Besides, it’s not right to raise money as part of a military-patriotic project to make a commercial story out of it, it’s just wrong. So in this case I think it is wrong to actively offer ourselves as investors, for the simple reason that we are not an investment company. This project is certainly interesting to us, and we can offer an interesting and effective solution. But it’s definitely not going to be cheap – that’s one thing, and secondly, I repeat, the project is not commercial. Some people simply lack the competence to assess all the possible risks, all the benefits and all the pitfalls. Such an example. Еvgeny Petrov: Let us summarise, colleagues. We started with the fact that we have a new region, in a new region we have an official representative office of the group of companies,

where specially trained people are going to work now under the supervision of you, Oleg, who have tremendous experience in communication, tremendous experience in evaluating targeted projects. Here at Unitsky String Technologies Inc. we always have a shoulder to lean on, we have a very good team of analysts who already calculate all these figures in detail. We have a very good team of logisticians who also calculate the specifics of traffic and other things in more detail. And in this respect, since we are using this format to address all our well-wishers, I would like to ask you not to be too diligent in your good intentions, because unfortunately they often lead to the opposite. This work is really very complex and requires a very comprehensive approach, involving many specialists in the detailed assessment - analysts, economists, marketers, logisticians, engineers and designers.

So when we get to a detailed assessment, all of that has to be involved. And of course, if you rush into it, you can make a mess of things and hinder what we are all working towards.
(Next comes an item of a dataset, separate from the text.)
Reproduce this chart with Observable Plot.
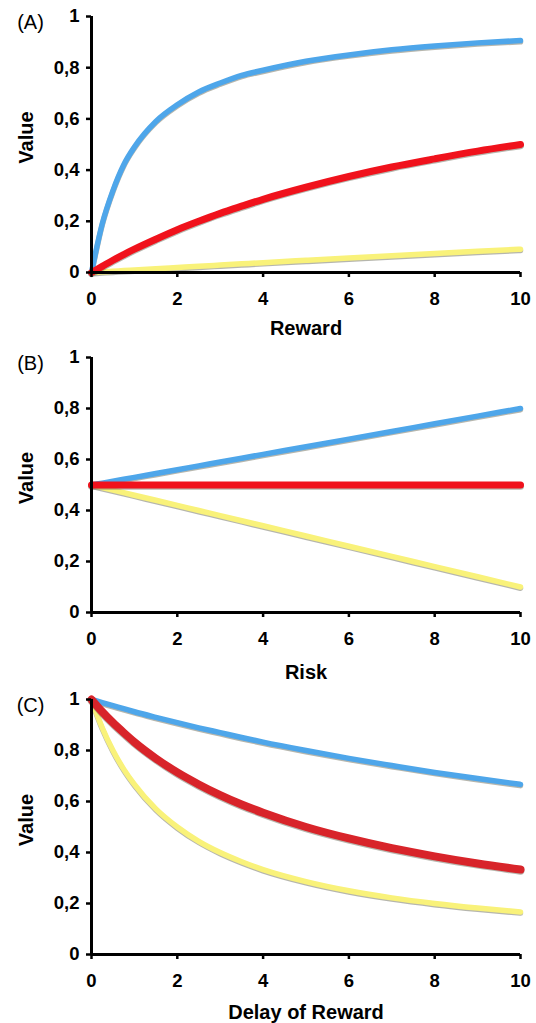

And we are all working to ensure that our company as a whole becomes a big, very significant player in international markets, and that those who were astute enough to see the prospects for the development of these technologies and the group of copmpanies at an early stage are rewarded. The value of the project can reach 500 million dollars and more. I would like to point out that of this $500 million, the cost of a technology licence from a single project can be as much as 10%.

So we can expect, for example, $50 million. Or if it is a billion, it could be $100 million. We can do 4-5 such projects a year in the early stages, and then increase the number. Right now (we announced this figure last year) we are working on 100 projects. In India alone, we have up to 500 projects in the future and more. Therefore, those who follow us, those who want to help, can make their own assessment, take a calculator, as Oleg says, and calculate these figures and estimate the possible prospects, the possible income that they can deprive themselves of with such unjustified, thoughtless, hasty actions and decisions that are harmful to their work. That is why I propose to entrust the work on the implementation of the project to those who are authorised, to those whose competence has been confirmed and verified. And if there is an offer, we are always ready to consider it and work at the highest level. Especially since everyone here - Oleg, I know you are an investor, and Arsen is also an investor, and I am your humble servant - all of us are also interested in the fastest and most efficient and productive implementation, mass implementation of our solutions.

Thank you all for joining us and see you again! And next time we will talk about the progress of the construction and certification of the new facility, the new Karat Transport and Infrastructure Complex at the Sharjah Innovation Park. Thank you for your attention! See you again! Oleg Zaretsky: Thank you, goodbye! Arsen Babayan: Thank you for your attention!